Les vieilles maisons, plus écologiques ?

Toutefois, le monde du patrimoine ne découvre pas l'écologie, rappellent plusieurs intervenants. « Nous travaillons déjà sur nos sites pour répondre aux enjeux générés par les changements climatiques (…), nous savons que le patrimoine offre des voies de résilience, et nous intégrons cette dimension dans nos pratiques », explique, par exemple, Marie-Georges Pagel-Brousse, présidente de Union Rempart, qui regroupe des associations qui restaurent des monuments. L'association a édité un livre blanc « Agir pour la transition écologique », qui pose ses engagements dans ce domaine. Plus encore, concernant le patrimoine rural, « nous sommes profondément dans l'écologie quand nous parlons de ce type de bâti », soutient Gilles Alglave. La loi met sur le même plan les édifices de bâti ancien, construits avant 1948, et ceux réalisés durant les Trente glorieuses, ère de l'énergie abondante et bon marché, les actuelles « passoires thermiques ». Or, les premiers sont réalisés avec des matériaux de proximité, recyclables, d'après Maisons Paysannes de France…
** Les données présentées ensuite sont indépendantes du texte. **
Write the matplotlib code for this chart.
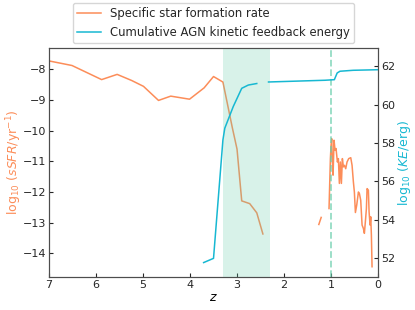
import numpy as np
import matplotlib
matplotlib.use('Agg')
import matplotlib.pyplot as plt

plt.rcParams['font.size'] = 8
plt.rcParams['text.color'] = '0.15'
plt.rcParams['xtick.color'] = '0.15'
plt.rcParams['ytick.color'] = '0.15'
plt.rcParams['axes.edgecolor'] = '0.3'
plt.rcParams['xtick.direction'] = 'in'
plt.rcParams['ytick.direction'] = 'in'

orange = '#fc8d59'
cyan = '#17b8d2'
mint = '#66cdaa'

# specific star formation rate, log10(sSFR / yr^-1); nan = gap
z_ssfr = [7.0, 6.51, 5.88, 5.55, 5.24, 4.99, 4.67, 4.41, 4.01, 3.70, 3.50, 3.30,
          3.10, 3.0, 2.90, 2.73, 2.58, 2.45,
          np.nan,
          1.26, 1.21,
          np.nan,
          1.043, 1.014, 1.0, 0.986, 0.972, 0.957, 0.936, 0.915, 0.894, 0.865,
          0.844, 0.823, 0.801, 0.780, 0.759, 0.738, 0.716, 0.688, 0.660, 0.624,
          0.581, 0.553, 0.525, 0.504, 0.482, 0.454, 0.418, 0.397, 0.369, 0.340,
          0.312, 0.291, 0.270, 0.248, 0.234, 0.206, 0.191, 0.170, 0.156, 0.142,
          0.128]
log_ssfr = [-7.72, -7.87, -8.33, -8.16, -8.36, -8.55, -9.01, -8.87, -8.97, -8.60, -8.23, -8.41,
            -9.9, -10.6, -12.29, -12.38, -12.68, -13.37,
            np.nan,
            -13.06, -12.83,
            np.nan,
            -12.54, -10.91, -10.48, -10.26, -11.02, -11.45, -10.31, -10.64, -10.58, -11.02,
            -10.91, -11.72, -11.02, -11.72, -10.91, -11.18, -11.13, -11.24, -11.02, -10.91,
            -10.88, -11.13, -11.67, -12.0, -12.67, -12.43, -12.0, -12.05, -12.27, -13.08,
            -13.19, -13.35, -12.97, -12.54, -11.89, -11.94, -12.65, -13.08, -12.81, -13.41,
            -14.44]

# cumulative AGN kinetic feedback energy, log10(KE / erg)
z_ke = [3.71, 3.50, 3.30, 3.26, 3.08, 2.90, 2.76, 2.58,
        np.nan,
        2.33, 1.13, 0.93, 0.87, 0.81, 0.53, 0.0]
log_ke = [51.76, 51.98, 58.16, 58.77, 59.9, 60.85, 61.02, 61.1,
          np.nan,
          61.18, 61.27, 61.3, 61.65, 61.74, 61.79, 61.82]

span_z = (2.3, 3.3)
line_z = 1.0

fig = plt.figure(figsize=(4.15, 3.10), dpi=100)
ax1 = fig.add_axes([0.118, 0.106, 0.793, 0.739])
ax2 = ax1.twinx()

l1, = ax1.plot(z_ssfr, log_ssfr, color=orange, lw=1.1, label='Specific star formation rate')
ax2.axvspan(span_z[0], span_z[1], color=mint, alpha=0.25, lw=0)
ax2.axvline(line_z, color=mint, alpha=0.7, ls='--', lw=1.3)
l2, = ax2.plot(z_ke, log_ke, color=cyan, lw=1.1, label='Cumulative AGN kinetic feedback energy')

ax1.set_xlim(7, 0)
ax1.set_ylim(-14.78, -7.3)
ax2.set_ylim(51.0, 62.95)
ax2.set_yticks([52, 54, 56, 58, 60, 62])
ax1.tick_params(axis='both', length=3, pad=2)
ax2.tick_params(axis='y', length=3, pad=2)

ax1.set_xlabel('$z$', labelpad=1, fontsize=9)
ax1.set_ylabel(r'log$_{10}$ ($sSFR$/yr$^{-1}$)', color=orange, labelpad=-1, fontsize=9)
ax2.set_ylabel(r'log$_{10}$ ($KE$/erg)', color=cyan, labelpad=1, fontsize=9)

ax1.legend(handles=[l1, l2], loc='lower center', bbox_to_anchor=(0.5, 1.005),
           frameon=True, edgecolor='0.8', borderaxespad=0.3, fontsize=8.4,
           handlelength=2.0, labelspacing=0.45)

fig.savefig('out.png', dpi=100)
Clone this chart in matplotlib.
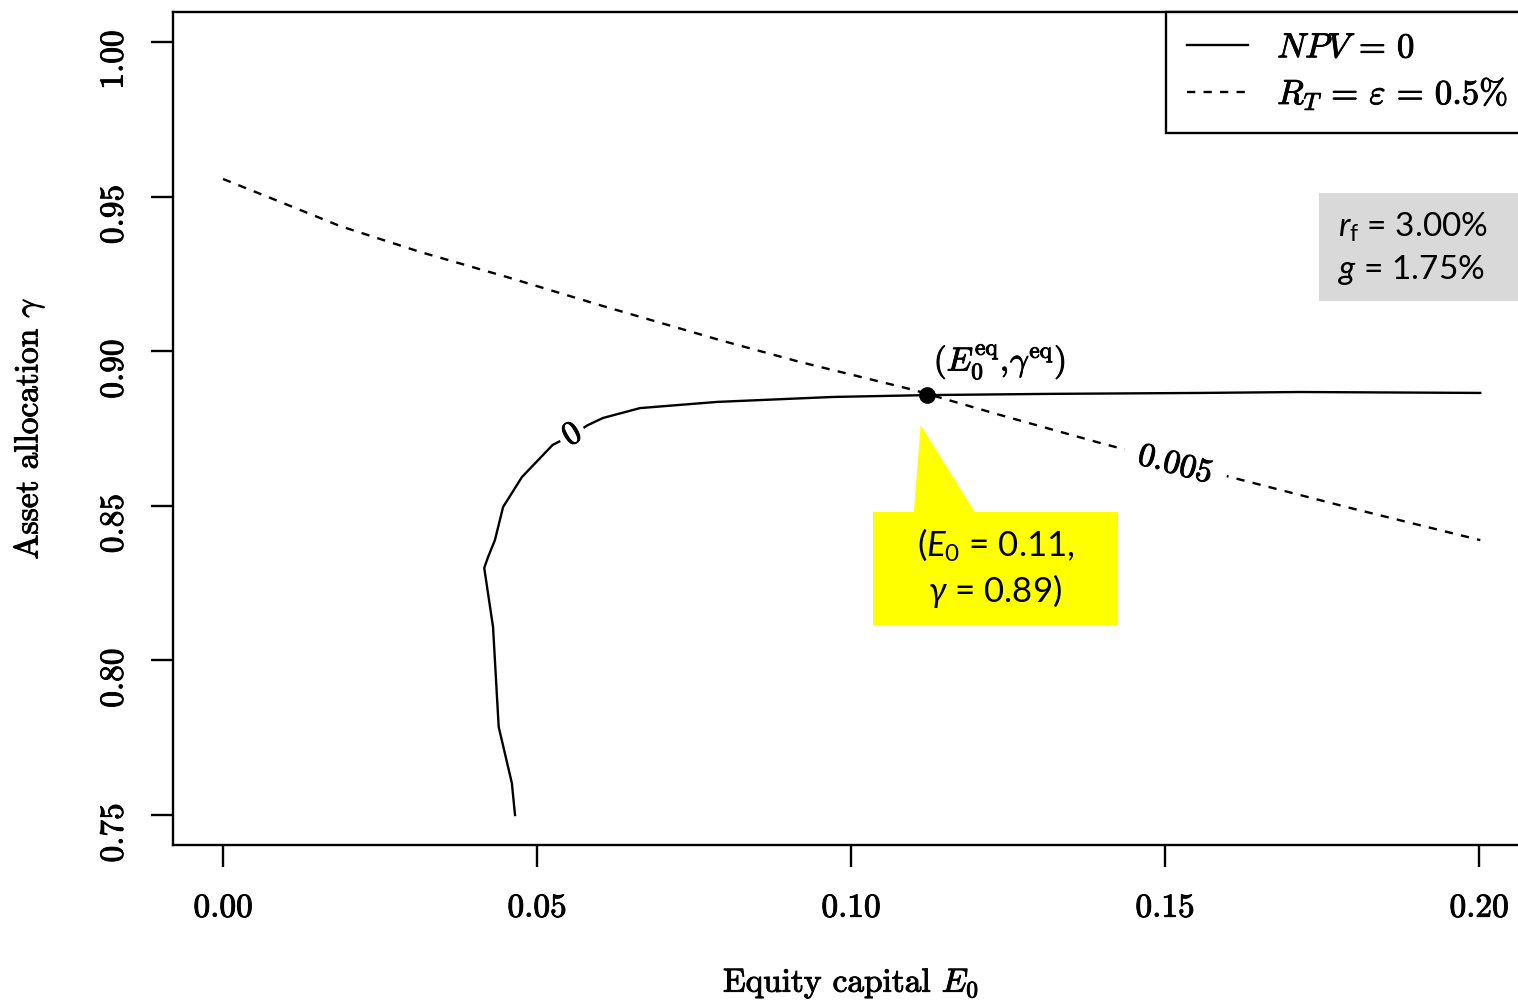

Dans l'ensemble, ces acteurs associatifs ont souffert de la pandémie, mais celle-ci a aussi eu quelques effets positifs. Ainsi « l'image de la ruralité a profondément évolué. On ne prononçait plus le mot rural. A présent, les citoyens ont pris conscience de l'importance de ce cadre de vie», note Gilles Alglave, évoquant les choix de départ de certains ménages des métropoles. « Nous espérons que ce regard nouveau va contribuer à ce que les législateurs considèrent le bâti ancien comme une culture à part entière », conclut-il.